An organ pipe open at both ends and another organ pipe closed at one end will resonate with each other, if their lengths are in the ratio of (a) 1: 1 (b) 1: 4 (c) 2: 1 (d) 1: 2

To understand how an open organ pipe and a closed organ pipe resonate with each other, we need to look at the fundamental frequencies of both types of pipes and how their lengths relate to these frequencies. Organ pipes produce sound through the vibration of air columns, and the way they resonate depends significantly on whether they are open at both ends or closed at one end.
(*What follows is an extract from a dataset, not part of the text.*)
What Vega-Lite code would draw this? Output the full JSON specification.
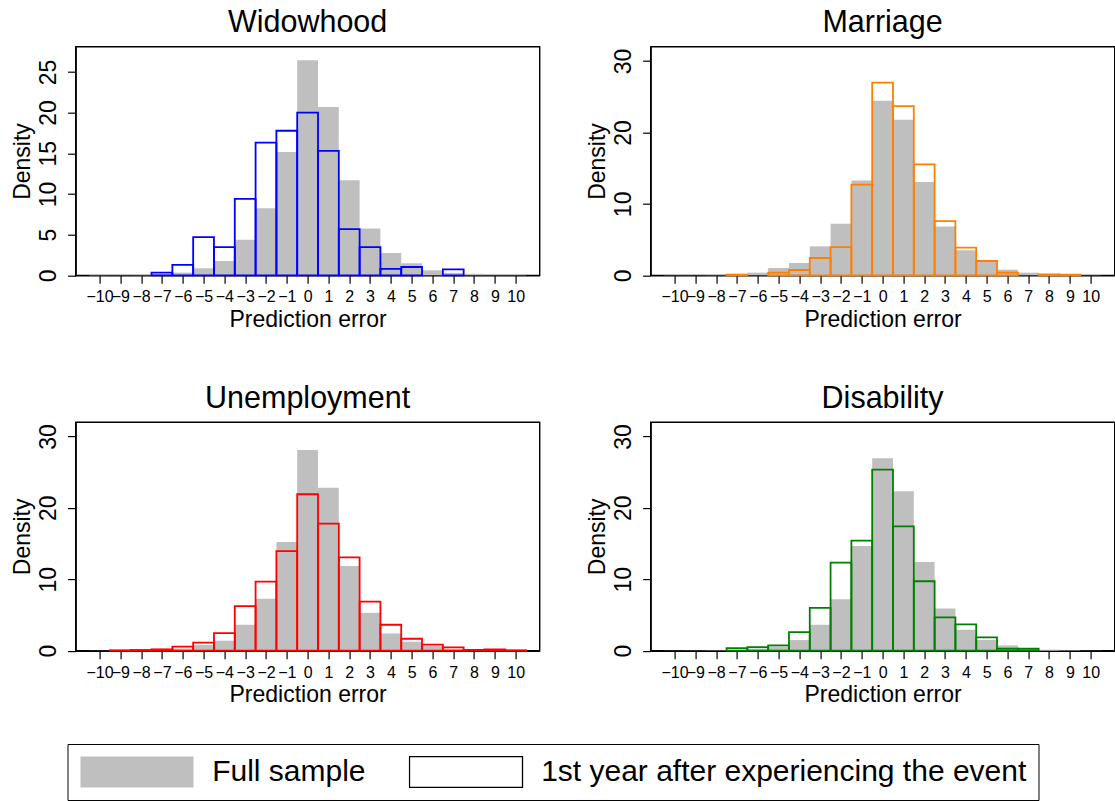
{
  "$schema": "https://vega.github.io/schema/vega-lite/v6.json",
  "padding": {"left": 10.6, "top": 6.7, "right": 0, "bottom": 0},
  "background": "white",
  "config": {
    "font": "Liberation Sans",
    "view": {"stroke": "black", "strokeWidth": 1.4},
    "title": {"fontSize": 30.5, "font": "Liberation Sans", "fontWeight": "normal", "color": "black", "anchor": "middle", "frame": "group", "offset": 8, "baseline": "alphabetic"},
    "axis": {"grid": false, "domainColor": "black", "domainWidth": 1.4, "tickColor": "black", "tickWidth": 1.2, "tickSize": 8, "labelColor": "black", "titleColor": "black", "titleFont": "Liberation Sans", "labelFont": "Liberation Sans", "titleFontWeight": "normal", "labelOverlap": false, "labelFlush": false},
    "axisX": {"labelFontSize": 16, "labelBaseline": "alphabetic", "labelPadding": 18.7, "titleFontSize": 23, "titleBaseline": "alphabetic", "titleX": 232, "titleY": 51},
    "axisY": {"labelFontSize": 23, "labelAngle": 270, "labelAlign": "center", "labelBaseline": "alphabetic", "labelPadding": 11.7, "titleFontSize": 23, "titleAngle": 270, "titleAlign": "center", "titleBaseline": "alphabetic", "titleX": -45.7, "titleY": 114.3},
    "legend": {"orient": "none", "legendX": -8.1, "legendY": 697.3, "direction": "horizontal", "title": null, "symbolType": "M-1,-0.2743H1V0.2743H-1Z", "symbolSize": 12769, "clipHeight": 32, "labelFontSize": 30, "labelFont": "Liberation Sans", "labelColor": "black", "labelOffset": 17.7, "columnPadding": 42, "padding": 12, "strokeColor": "black", "labelLimit": 800}
  },
  "datasets": {
    "h": [
      {"panel":"Widowhood","lo":-10.5,"hi":-9.5,"full":0.04,"event":null},
      {"panel":"Widowhood","lo":-9.5,"hi":-8.5,"full":0.03,"event":null},
      {"panel":"Widowhood","lo":-8.5,"hi":-7.5,"full":0.05,"event":null},
      {"panel":"Widowhood","lo":-7.5,"hi":-6.5,"full":0.12,"event":0.33},
      {"panel":"Widowhood","lo":-6.5,"hi":-5.5,"full":0.33,"event":1.27},
      {"panel":"Widowhood","lo":-5.5,"hi":-4.5,"full":0.86,"event":4.7},
      {"panel":"Widowhood","lo":-4.5,"hi":-3.5,"full":1.76,"event":3.47},
      {"panel":"Widowhood","lo":-3.5,"hi":-2.5,"full":4.37,"event":9.4},
      {"panel":"Widowhood","lo":-2.5,"hi":-1.5,"full":8.25,"event":16.3},
      {"panel":"Widowhood","lo":-1.5,"hi":-0.5,"full":15.15,"event":17.77},
      {"panel":"Widowhood","lo":-0.5,"hi":0.5,"full":26.43,"event":20.0},
      {"panel":"Widowhood","lo":0.5,"hi":1.5,"full":20.7,"event":15.3},
      {"panel":"Widowhood","lo":1.5,"hi":2.5,"full":11.68,"event":5.68},
      {"panel":"Widowhood","lo":2.5,"hi":3.5,"full":5.76,"event":3.47},
      {"panel":"Widowhood","lo":3.5,"hi":4.5,"full":2.74,"event":0.78},
      {"panel":"Widowhood","lo":4.5,"hi":5.5,"full":1.47,"event":1.02},
      {"panel":"Widowhood","lo":5.5,"hi":6.5,"full":0.61,"event":null},
      {"panel":"Widowhood","lo":6.5,"hi":7.5,"full":0.3,"event":0.74},
      {"panel":"Widowhood","lo":7.5,"hi":8.5,"full":0.2,"event":null},
      {"panel":"Widowhood","lo":8.5,"hi":9.5,"full":0.06,"event":null},
      {"panel":"Widowhood","lo":9.5,"hi":10.5,"full":0.03,"event":null},

      {"panel":"Marriage","lo":-10.5,"hi":-9.5,"full":0.03,"event":null},
      {"panel":"Marriage","lo":-9.5,"hi":-8.5,"full":0.03,"event":null},
      {"panel":"Marriage","lo":-8.5,"hi":-7.5,"full":0.05,"event":null},
      {"panel":"Marriage","lo":-7.5,"hi":-6.5,"full":0.15,"event":0.1},
      {"panel":"Marriage","lo":-6.5,"hi":-5.5,"full":0.37,"event":null},
      {"panel":"Marriage","lo":-5.5,"hi":-4.5,"full":1.02,"event":0.37},
      {"panel":"Marriage","lo":-4.5,"hi":-3.5,"full":1.72,"event":0.74},
      {"panel":"Marriage","lo":-3.5,"hi":-2.5,"full":4.05,"event":2.42},
      {"panel":"Marriage","lo":-2.5,"hi":-1.5,"full":7.2,"event":3.95},
      {"panel":"Marriage","lo":-1.5,"hi":-0.5,"full":13.26,"event":12.7},
      {"panel":"Marriage","lo":-0.5,"hi":0.5,"full":24.42,"event":26.98},
      {"panel":"Marriage","lo":0.5,"hi":1.5,"full":21.77,"event":23.67},
      {"panel":"Marriage","lo":1.5,"hi":2.5,"full":13.07,"event":15.53},
      {"panel":"Marriage","lo":2.5,"hi":3.5,"full":6.84,"event":7.58},
      {"panel":"Marriage","lo":3.5,"hi":4.5,"full":3.49,"event":3.86},
      {"panel":"Marriage","lo":4.5,"hi":5.5,"full":1.86,"event":2.0},
      {"panel":"Marriage","lo":5.5,"hi":6.5,"full":0.79,"event":0.37},
      {"panel":"Marriage","lo":6.5,"hi":7.5,"full":0.37,"event":null},
      {"panel":"Marriage","lo":7.5,"hi":8.5,"full":0.19,"event":0.14},
      {"panel":"Marriage","lo":8.5,"hi":9.5,"full":0.07,"event":0.1},
      {"panel":"Marriage","lo":9.5,"hi":10.5,"full":0.03,"event":null},

      {"panel":"Unemployment","lo":-10.5,"hi":-9.5,"full":0.02,"event":null},
      {"panel":"Unemployment","lo":-9.5,"hi":-8.5,"full":0.03,"event":0.06},
      {"panel":"Unemployment","lo":-8.5,"hi":-7.5,"full":0.05,"event":0.1},
      {"panel":"Unemployment","lo":-7.5,"hi":-6.5,"full":0.1,"event":0.19},
      {"panel":"Unemployment","lo":-6.5,"hi":-5.5,"full":0.3,"event":0.56},
      {"panel":"Unemployment","lo":-5.5,"hi":-4.5,"full":0.79,"event":1.12},
      {"panel":"Unemployment","lo":-4.5,"hi":-3.5,"full":1.4,"event":2.47},
      {"panel":"Unemployment","lo":-3.5,"hi":-2.5,"full":3.63,"event":6.23},
      {"panel":"Unemployment","lo":-2.5,"hi":-1.5,"full":7.26,"event":9.67},
      {"panel":"Unemployment","lo":-1.5,"hi":-0.5,"full":15.2,"event":13.95},
      {"panel":"Unemployment","lo":-0.5,"hi":0.5,"full":28.1,"event":21.9},
      {"panel":"Unemployment","lo":0.5,"hi":1.5,"full":22.8,"event":17.8},
      {"panel":"Unemployment","lo":1.5,"hi":2.5,"full":11.86,"event":13.07},
      {"panel":"Unemployment","lo":2.5,"hi":3.5,"full":5.3,"event":6.88},
      {"panel":"Unemployment","lo":3.5,"hi":4.5,"full":2.42,"event":3.63},
      {"panel":"Unemployment","lo":4.5,"hi":5.5,"full":1.26,"event":1.67},
      {"panel":"Unemployment","lo":5.5,"hi":6.5,"full":0.65,"event":0.84},
      {"panel":"Unemployment","lo":6.5,"hi":7.5,"full":0.25,"event":0.47},
      {"panel":"Unemployment","lo":7.5,"hi":8.5,"full":0.1,"event":0.1},
      {"panel":"Unemployment","lo":8.5,"hi":9.5,"full":0.05,"event":0.19},
      {"panel":"Unemployment","lo":9.5,"hi":10.5,"full":0.02,"event":0.06},

      {"panel":"Disability","lo":-10.5,"hi":-9.5,"full":0.02,"event":null},
      {"panel":"Disability","lo":-9.5,"hi":-8.5,"full":0.03,"event":null},
      {"panel":"Disability","lo":-8.5,"hi":-7.5,"full":0.05,"event":null},
      {"panel":"Disability","lo":-7.5,"hi":-6.5,"full":0.12,"event":0.37},
      {"panel":"Disability","lo":-6.5,"hi":-5.5,"full":0.3,"event":0.5},
      {"panel":"Disability","lo":-5.5,"hi":-4.5,"full":0.6,"event":0.74},
      {"panel":"Disability","lo":-4.5,"hi":-3.5,"full":1.49,"event":2.6},
      {"panel":"Disability","lo":-3.5,"hi":-2.5,"full":3.63,"event":6.0},
      {"panel":"Disability","lo":-2.5,"hi":-1.5,"full":7.2,"event":12.33},
      {"panel":"Disability","lo":-1.5,"hi":-0.5,"full":14.65,"event":15.4},
      {"panel":"Disability","lo":-0.5,"hi":0.5,"full":26.93,"event":25.35},
      {"panel":"Disability","lo":0.5,"hi":1.5,"full":22.33,"event":17.4},
      {"panel":"Disability","lo":1.5,"hi":2.5,"full":12.42,"event":9.72},
      {"panel":"Disability","lo":2.5,"hi":3.5,"full":5.9,"event":4.65},
      {"panel":"Disability","lo":3.5,"hi":4.5,"full":2.93,"event":3.67},
      {"panel":"Disability","lo":4.5,"hi":5.5,"full":1.49,"event":1.86},
      {"panel":"Disability","lo":5.5,"hi":6.5,"full":0.74,"event":0.28},
      {"panel":"Disability","lo":6.5,"hi":7.5,"full":0.3,"event":0.28},
      {"panel":"Disability","lo":7.5,"hi":8.5,"full":0.12,"event":null},
      {"panel":"Disability","lo":8.5,"hi":9.5,"full":0.05,"event":null},
      {"panel":"Disability","lo":9.5,"hi":10.5,"full":0.02,"event":null}
    ]
  },
  "columns": 2,
  "spacing": {"row": 146.4, "column": 111},
  "bounds": "flush",
  "concat": [
    {
      "title": "Widowhood",
      "width": 464, "height": 228.6,
      "data": {"name": "h"},
      "transform": [{"filter": "datum.panel === 'Widowhood'"}],
      "encoding": {
        "x": {"field": "lo", "type": "quantitative", "scale": {"domain": [-11.15, 11.15], "nice": false, "zero": false}, "axis": {"values": [-10,-9,-8,-7,-6,-5,-4,-3,-2,-1,0,1,2,3,4,5,6,7,8,9,10], "format": "d", "tickCount": 21}, "title": "Prediction error"},
        "x2": {"field": "hi"},
        "y2": {"datum": 0}
      },
      "layer": [
        {"mark": {"type": "bar", "color": "#bfbfbf"},
         "encoding": {
           "y": {"field": "full", "type": "quantitative", "scale": {"domain": [0, 28.1], "nice": false}, "axis": {"values": [0,5,10,15,20,25]}, "title": "Density"},
           "fill": {"datum": "Full sample", "type": "nominal", "scale": {"domain": ["Full sample", "1st year after experiencing the event"], "range": ["#bfbfbf", "#ffffff"]},
             "legend": {"encode": {"symbols": {"update": {"stroke": {"signal": "datum.value === 'Full sample' ? 'transparent' : 'black'"}, "strokeWidth": {"value": 1.3}, "opacity": {"value": 1}, "fillOpacity": {"value": 1}}}}}}
         }},
        {"mark": {"type": "bar", "fill": "transparent", "stroke": "#0000ff", "strokeWidth": 1.8},
         "encoding": {"y": {"field": "event", "type": "quantitative", "axis": {"values": [0,5,10,15,20,25]}, "title": "Density"}}}
      ]
    },
    {
      "title": "Marriage",
      "width": 464, "height": 228.6,
      "data": {"name": "h"},
      "transform": [{"filter": "datum.panel === 'Marriage'"}],
      "encoding": {
        "x": {"field": "lo", "type": "quantitative", "scale": {"domain": [-11.15, 11.15], "nice": false, "zero": false}, "axis": {"values": [-10,-9,-8,-7,-6,-5,-4,-3,-2,-1,0,1,2,3,4,5,6,7,8,9,10], "format": "d", "tickCount": 21}, "title": "Prediction error"},
        "x2": {"field": "hi"},
        "y2": {"datum": 0}
      },
      "layer": [
        {"mark": {"type": "bar", "color": "#bfbfbf"},
         "encoding": {"y": {"field": "full", "type": "quantitative", "scale": {"domain": [0, 32], "nice": false}, "axis": {"values": [0,10,20,30]}, "title": "Density"}}},
        {"mark": {"type": "bar", "fill": "transparent", "stroke": "#ff7f00", "strokeWidth": 1.8},
         "encoding": {"y": {"field": "event", "type": "quantitative", "axis": {"values": [0,10,20,30]}, "title": "Density"}}}
      ]
    },
    {
      "title": "Unemployment",
      "width": 464, "height": 228.6,
      "data": {"name": "h"},
      "transform": [{"filter": "datum.panel === 'Unemployment'"}],
      "encoding": {
        "x": {"field": "lo", "type": "quantitative", "scale": {"domain": [-11.15, 11.15], "nice": false, "zero": false}, "axis": {"values": [-10,-9,-8,-7,-6,-5,-4,-3,-2,-1,0,1,2,3,4,5,6,7,8,9,10], "format": "d", "tickCount": 21}, "title": "Prediction error"},
        "x2": {"field": "hi"},
        "y2": {"datum": 0}
      },
      "layer": [
        {"mark": {"type": "bar", "color": "#bfbfbf"},
         "encoding": {"y": {"field": "full", "type": "quantitative", "scale": {"domain": [0, 32], "nice": false}, "axis": {"values": [0,10,20,30]}, "title": "Density"}}},
        {"mark": {"type": "bar", "fill": "transparent", "stroke": "#ff0000", "strokeWidth": 1.8},
         "encoding": {"y": {"field": "event", "type": "quantitative", "axis": {"values": [0,10,20,30]}, "title": "Density"}}}
      ]
    },
    {
      "title": "Disability",
      "width": 464, "height": 228.6,
      "data": {"name": "h"},
      "transform": [{"filter": "datum.panel === 'Disability'"}],
      "encoding": {
        "x": {"field": "lo", "type": "quantitative", "scale": {"domain": [-11.15, 11.15], "nice": false, "zero": false}, "axis": {"values": [-10,-9,-8,-7,-6,-5,-4,-3,-2,-1,0,1,2,3,4,5,6,7,8,9,10], "format": "d", "tickCount": 21}, "title": "Prediction error"},
        "x2": {"field": "hi"},
        "y2": {"datum": 0}
      },
      "layer": [
        {"mark": {"type": "bar", "color": "#bfbfbf"},
         "encoding": {"y": {"field": "full", "type": "quantitative", "scale": {"domain": [0, 32], "nice": false}, "axis": {"values": [0,10,20,30]}, "title": "Density"}}},
        {"mark": {"type": "bar", "fill": "transparent", "stroke": "#008000", "strokeWidth": 1.8},
         "encoding": {"y": {"field": "event", "type": "quantitative", "axis": {"values": [0,10,20,30]}, "title": "Density"}}}
      ]
    }
  ]
}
Frequency and Length Relationship

The frequency of the sound produced by a pipe is inversely proportional to its length. This means that shorter pipes will produce higher frequencies, while longer pipes produce lower frequencies. For an organ pipe that is open at both ends, the fundamental frequency can be determined by the formula:

• f_open = v / 2L

where f_open is the fundamental frequency, v is the speed of sound in air, and L is the length of the pipe. On the other hand, for a closed pipe (closed at one end), the fundamental frequency is given by:

• f_closed = v / 4L

Resonance Condition

For two pipes to resonate together, their frequencies must be in a simple ratio. Given that the frequency of the open pipe is proportional to 1/L and that of the closed pipe is proportional to 1/(4L), we can set up a relationship based on their lengths.

Finding the Ratio

Let’s denote the length of the open pipe as L_open and the length of the closed pipe as L_closed. The frequencies can thus be expressed as follows:

• f_open = v / (2 * L_open)
• f_closed = v / (4 * L_closed)

For resonance, we can set the ratio of the frequencies equal to a simple ratio:

• f_open / f_closed = n / m

Substituting the frequency equations gives us:

• (v / (2 * L_open)) / (v / (4 * L_closed)) = n / m

After simplifying this, we find:

• 2 * L_closed / L_open = n / m

Evaluating the Options

Now, we can evaluate the given options to see which ratio satisfies the condition for resonance:

• (a) 1:1
• (b) 1:4
• (c) 2:1
• (d) 1:2

From our derived relationship, we need to find a ratio where:

• 2 * L_closed = L_open

This means that the length of the open pipe should be double that of the closed pipe, leading us to the conclusion that the correct ratio is:

The Answer

The ratio of lengths should be 1:2, which corresponds to option (d). This means that if you have an open pipe that is twice as long as a closed pipe, they will resonate together. This phenomenon is a beautiful example of how physical properties of sound and resonance work in harmony.